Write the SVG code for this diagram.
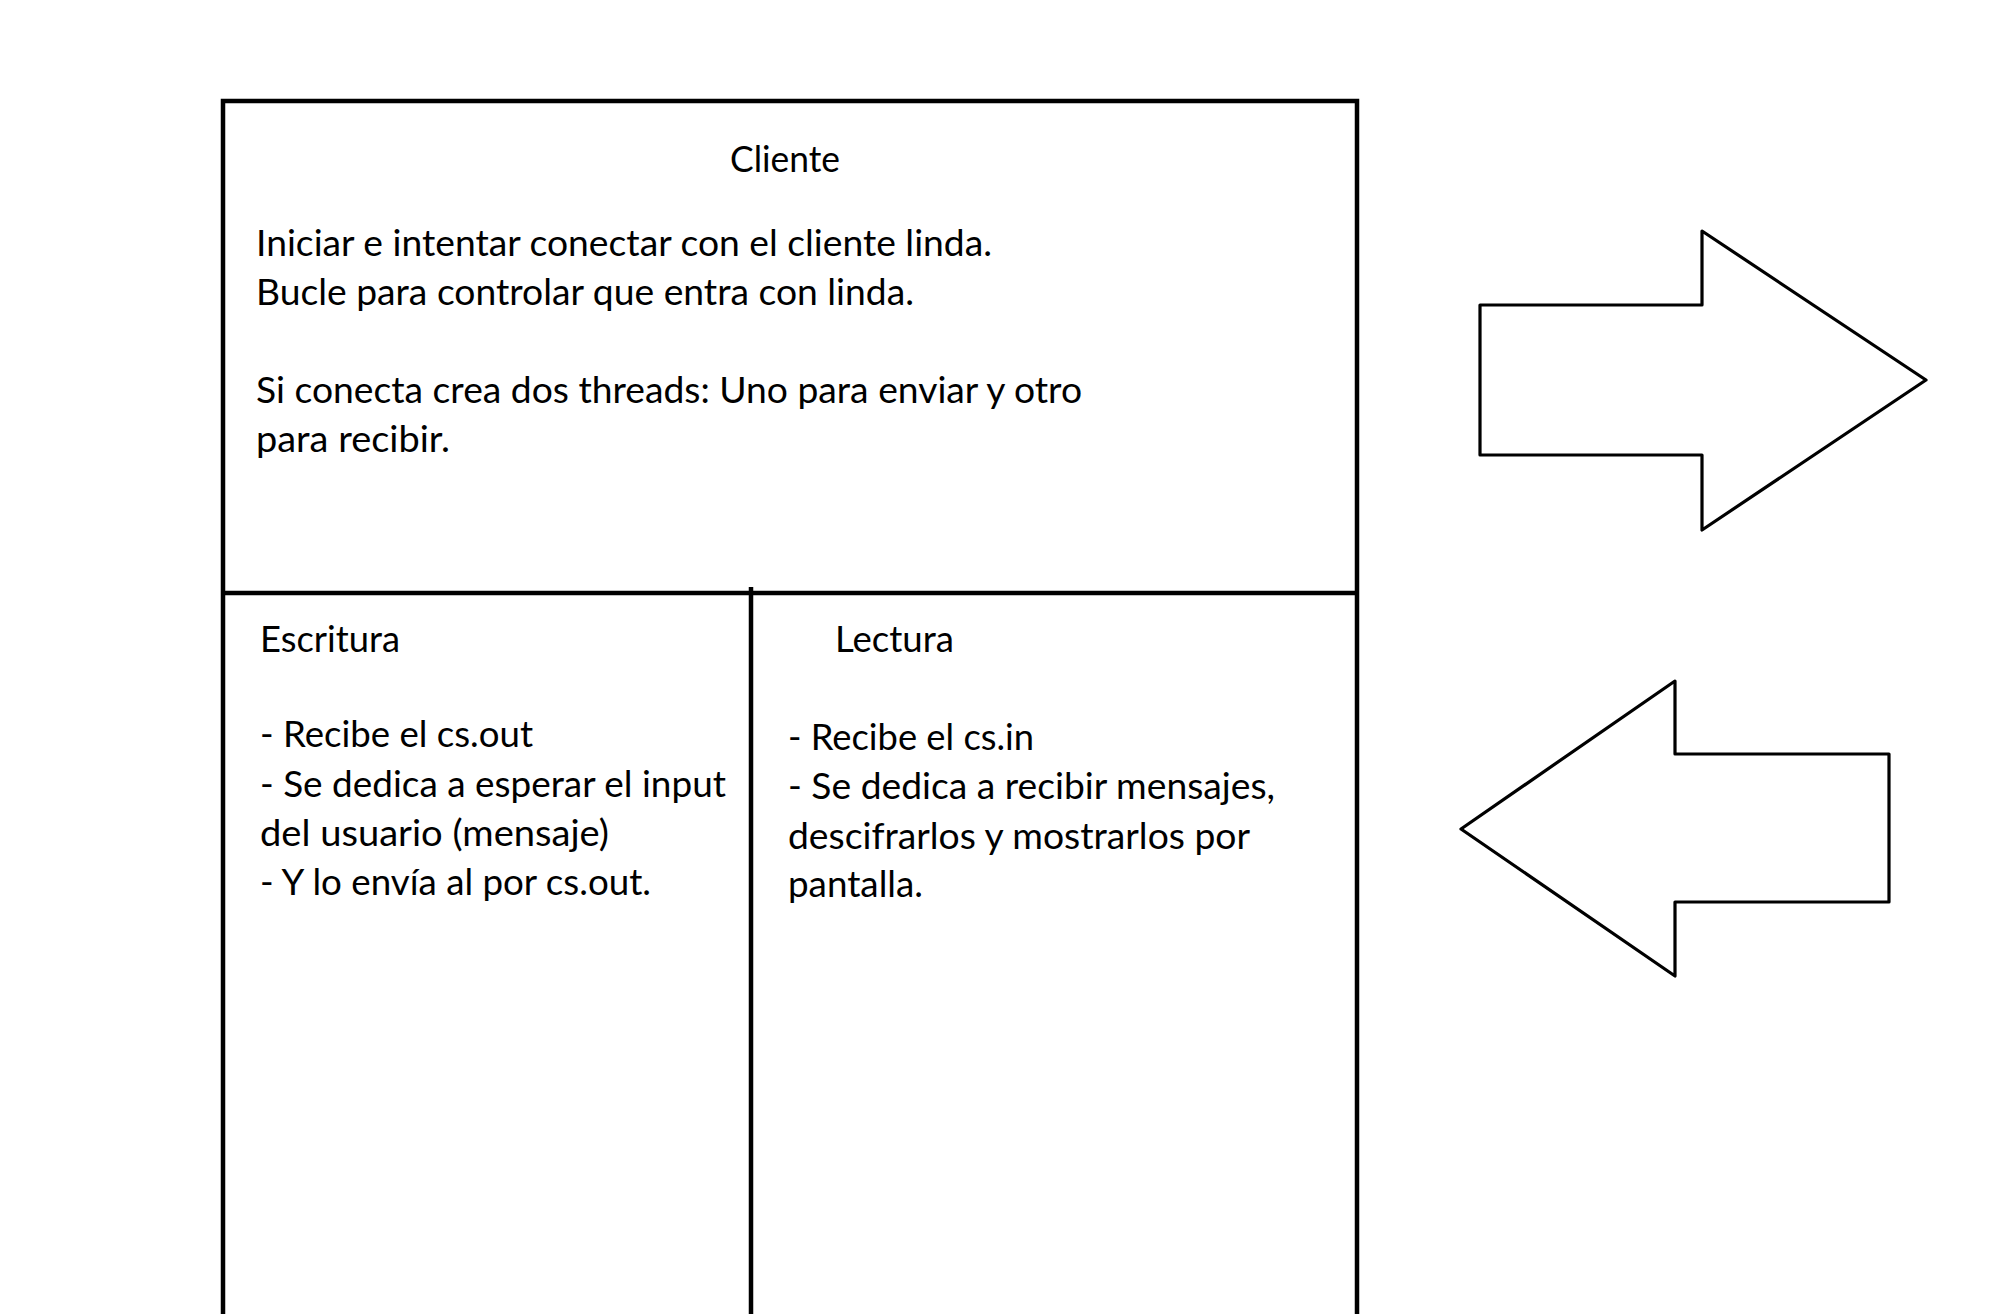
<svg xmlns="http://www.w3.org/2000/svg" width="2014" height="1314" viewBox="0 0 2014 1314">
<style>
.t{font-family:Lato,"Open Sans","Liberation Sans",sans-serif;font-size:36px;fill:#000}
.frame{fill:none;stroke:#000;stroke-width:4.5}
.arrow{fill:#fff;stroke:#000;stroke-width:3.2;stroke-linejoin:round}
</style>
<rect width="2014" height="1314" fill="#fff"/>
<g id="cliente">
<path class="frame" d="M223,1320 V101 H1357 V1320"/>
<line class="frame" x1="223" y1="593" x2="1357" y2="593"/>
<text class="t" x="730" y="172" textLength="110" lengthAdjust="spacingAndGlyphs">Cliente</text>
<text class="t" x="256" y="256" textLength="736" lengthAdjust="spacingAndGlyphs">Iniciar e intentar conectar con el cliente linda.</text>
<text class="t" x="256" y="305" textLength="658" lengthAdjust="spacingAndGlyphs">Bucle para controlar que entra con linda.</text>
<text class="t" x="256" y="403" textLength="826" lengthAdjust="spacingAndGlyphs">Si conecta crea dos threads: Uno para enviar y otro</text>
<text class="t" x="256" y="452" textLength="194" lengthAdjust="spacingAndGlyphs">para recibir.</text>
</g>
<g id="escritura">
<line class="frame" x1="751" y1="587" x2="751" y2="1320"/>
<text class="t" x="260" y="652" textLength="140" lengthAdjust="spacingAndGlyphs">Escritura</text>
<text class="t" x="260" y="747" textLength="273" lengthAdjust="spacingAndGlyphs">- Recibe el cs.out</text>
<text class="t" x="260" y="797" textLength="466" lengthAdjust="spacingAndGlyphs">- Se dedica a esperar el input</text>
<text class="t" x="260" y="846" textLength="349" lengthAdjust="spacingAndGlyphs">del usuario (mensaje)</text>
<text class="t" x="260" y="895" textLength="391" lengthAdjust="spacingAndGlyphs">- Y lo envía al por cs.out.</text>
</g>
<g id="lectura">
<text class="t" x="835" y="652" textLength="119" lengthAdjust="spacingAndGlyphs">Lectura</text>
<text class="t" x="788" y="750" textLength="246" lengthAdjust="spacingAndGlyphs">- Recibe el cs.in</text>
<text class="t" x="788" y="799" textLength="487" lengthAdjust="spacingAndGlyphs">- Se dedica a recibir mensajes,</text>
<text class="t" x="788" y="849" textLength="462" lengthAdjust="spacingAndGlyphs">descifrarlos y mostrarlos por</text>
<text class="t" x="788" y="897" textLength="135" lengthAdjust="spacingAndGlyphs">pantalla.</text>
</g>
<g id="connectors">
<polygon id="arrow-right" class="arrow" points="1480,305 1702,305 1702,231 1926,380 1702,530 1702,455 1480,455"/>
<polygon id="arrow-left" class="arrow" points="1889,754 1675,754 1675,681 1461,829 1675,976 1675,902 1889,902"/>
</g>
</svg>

• • • • • • •

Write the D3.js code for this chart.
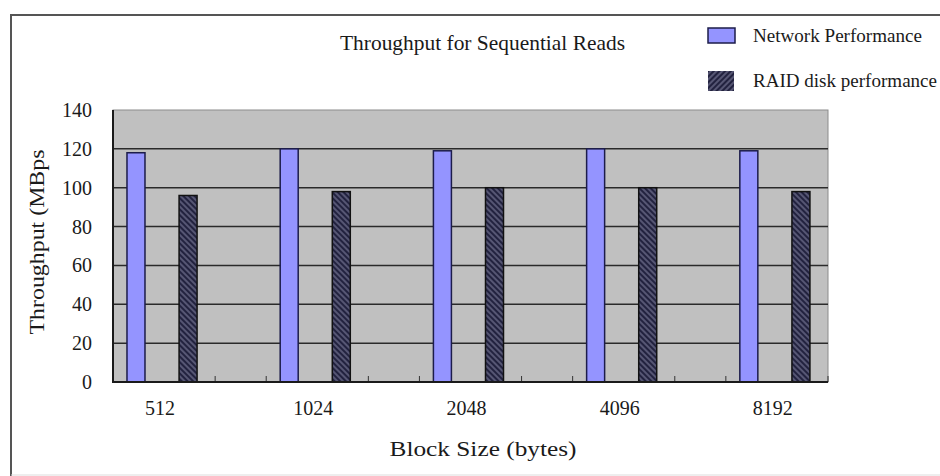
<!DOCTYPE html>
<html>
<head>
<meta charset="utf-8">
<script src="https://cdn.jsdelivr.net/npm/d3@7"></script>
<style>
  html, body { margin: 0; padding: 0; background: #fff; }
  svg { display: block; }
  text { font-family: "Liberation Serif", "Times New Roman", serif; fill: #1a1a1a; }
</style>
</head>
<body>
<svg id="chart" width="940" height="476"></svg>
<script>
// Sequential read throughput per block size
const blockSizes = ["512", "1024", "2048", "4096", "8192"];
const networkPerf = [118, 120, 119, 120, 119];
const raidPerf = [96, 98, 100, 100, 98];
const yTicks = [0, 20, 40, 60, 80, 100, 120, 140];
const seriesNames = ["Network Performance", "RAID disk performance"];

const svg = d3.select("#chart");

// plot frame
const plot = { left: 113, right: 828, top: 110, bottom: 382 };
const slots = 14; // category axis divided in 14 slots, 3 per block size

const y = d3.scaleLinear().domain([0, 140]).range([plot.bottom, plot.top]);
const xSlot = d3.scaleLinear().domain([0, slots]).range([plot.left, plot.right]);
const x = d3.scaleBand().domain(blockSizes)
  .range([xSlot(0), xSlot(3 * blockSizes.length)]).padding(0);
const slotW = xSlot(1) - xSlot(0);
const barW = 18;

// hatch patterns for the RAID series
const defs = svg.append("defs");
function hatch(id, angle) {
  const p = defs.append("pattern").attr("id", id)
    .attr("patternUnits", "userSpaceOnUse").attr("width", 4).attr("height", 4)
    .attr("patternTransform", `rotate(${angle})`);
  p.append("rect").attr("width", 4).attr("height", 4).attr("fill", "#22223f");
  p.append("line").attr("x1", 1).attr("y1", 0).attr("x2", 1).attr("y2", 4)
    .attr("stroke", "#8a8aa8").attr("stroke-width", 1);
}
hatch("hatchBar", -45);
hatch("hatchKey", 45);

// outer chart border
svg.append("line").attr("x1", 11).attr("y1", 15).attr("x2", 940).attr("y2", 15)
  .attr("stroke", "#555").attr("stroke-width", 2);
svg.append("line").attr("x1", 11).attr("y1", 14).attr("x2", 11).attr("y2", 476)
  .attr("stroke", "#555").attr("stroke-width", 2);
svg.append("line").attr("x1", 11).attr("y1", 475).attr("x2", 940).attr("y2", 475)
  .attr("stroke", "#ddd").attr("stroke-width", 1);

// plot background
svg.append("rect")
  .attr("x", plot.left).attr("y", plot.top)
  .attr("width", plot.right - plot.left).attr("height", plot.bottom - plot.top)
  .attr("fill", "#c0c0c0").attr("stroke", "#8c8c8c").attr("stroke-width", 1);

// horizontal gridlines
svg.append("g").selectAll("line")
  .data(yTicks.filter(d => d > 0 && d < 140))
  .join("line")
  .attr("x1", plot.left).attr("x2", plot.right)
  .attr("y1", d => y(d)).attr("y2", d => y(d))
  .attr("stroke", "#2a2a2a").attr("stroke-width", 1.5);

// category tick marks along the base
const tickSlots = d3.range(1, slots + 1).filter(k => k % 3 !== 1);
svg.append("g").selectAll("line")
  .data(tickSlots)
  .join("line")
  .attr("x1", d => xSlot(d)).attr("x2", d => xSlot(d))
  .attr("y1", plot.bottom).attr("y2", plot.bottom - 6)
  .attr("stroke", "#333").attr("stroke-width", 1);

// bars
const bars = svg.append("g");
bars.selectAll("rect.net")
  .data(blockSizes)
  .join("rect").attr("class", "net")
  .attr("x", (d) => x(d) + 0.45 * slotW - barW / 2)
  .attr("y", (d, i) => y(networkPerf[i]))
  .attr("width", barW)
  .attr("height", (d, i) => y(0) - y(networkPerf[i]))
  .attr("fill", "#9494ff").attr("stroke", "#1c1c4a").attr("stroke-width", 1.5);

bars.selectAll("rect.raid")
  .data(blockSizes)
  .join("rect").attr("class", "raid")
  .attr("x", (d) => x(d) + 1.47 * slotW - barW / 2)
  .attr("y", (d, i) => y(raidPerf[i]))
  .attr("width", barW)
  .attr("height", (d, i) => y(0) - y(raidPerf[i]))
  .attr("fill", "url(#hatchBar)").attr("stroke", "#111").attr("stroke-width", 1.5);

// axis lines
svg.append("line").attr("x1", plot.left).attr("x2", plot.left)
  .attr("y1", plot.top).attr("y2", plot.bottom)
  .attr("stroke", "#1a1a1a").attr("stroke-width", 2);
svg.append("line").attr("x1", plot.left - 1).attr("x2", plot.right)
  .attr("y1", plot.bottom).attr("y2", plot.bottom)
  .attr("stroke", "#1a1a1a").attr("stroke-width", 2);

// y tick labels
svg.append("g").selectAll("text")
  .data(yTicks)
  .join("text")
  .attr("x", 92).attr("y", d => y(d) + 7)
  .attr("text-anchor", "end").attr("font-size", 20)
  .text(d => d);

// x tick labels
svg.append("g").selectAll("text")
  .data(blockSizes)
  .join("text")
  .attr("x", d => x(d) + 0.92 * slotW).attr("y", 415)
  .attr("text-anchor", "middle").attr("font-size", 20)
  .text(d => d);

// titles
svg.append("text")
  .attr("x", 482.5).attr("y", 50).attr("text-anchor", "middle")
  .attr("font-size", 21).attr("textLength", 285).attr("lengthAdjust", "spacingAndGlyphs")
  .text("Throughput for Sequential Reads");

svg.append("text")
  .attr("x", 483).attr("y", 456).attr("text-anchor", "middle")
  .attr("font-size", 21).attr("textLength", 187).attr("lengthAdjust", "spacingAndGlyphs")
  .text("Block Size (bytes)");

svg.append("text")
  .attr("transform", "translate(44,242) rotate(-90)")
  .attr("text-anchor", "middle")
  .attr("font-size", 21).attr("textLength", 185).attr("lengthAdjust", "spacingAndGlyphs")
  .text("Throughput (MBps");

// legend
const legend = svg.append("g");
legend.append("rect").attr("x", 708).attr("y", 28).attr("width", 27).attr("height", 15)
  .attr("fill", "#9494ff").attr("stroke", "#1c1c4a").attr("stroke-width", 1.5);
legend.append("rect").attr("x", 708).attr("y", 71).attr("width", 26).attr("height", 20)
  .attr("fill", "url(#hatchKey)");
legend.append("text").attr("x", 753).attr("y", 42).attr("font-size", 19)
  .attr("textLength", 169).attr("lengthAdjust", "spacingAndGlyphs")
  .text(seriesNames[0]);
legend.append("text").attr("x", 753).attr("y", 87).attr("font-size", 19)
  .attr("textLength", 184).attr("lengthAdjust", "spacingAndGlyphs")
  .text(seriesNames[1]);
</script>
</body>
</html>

• • • • • • •

THE EXERCISE.
Where a line of the records above holds the word "chart", copy that line.

RESULT FOR THIS EXERCISE.
Write the D3.js code for this chart.
<svg id="chart" width="940" height="476"></svg>
const svg = d3.select("#chart");
// outer chart border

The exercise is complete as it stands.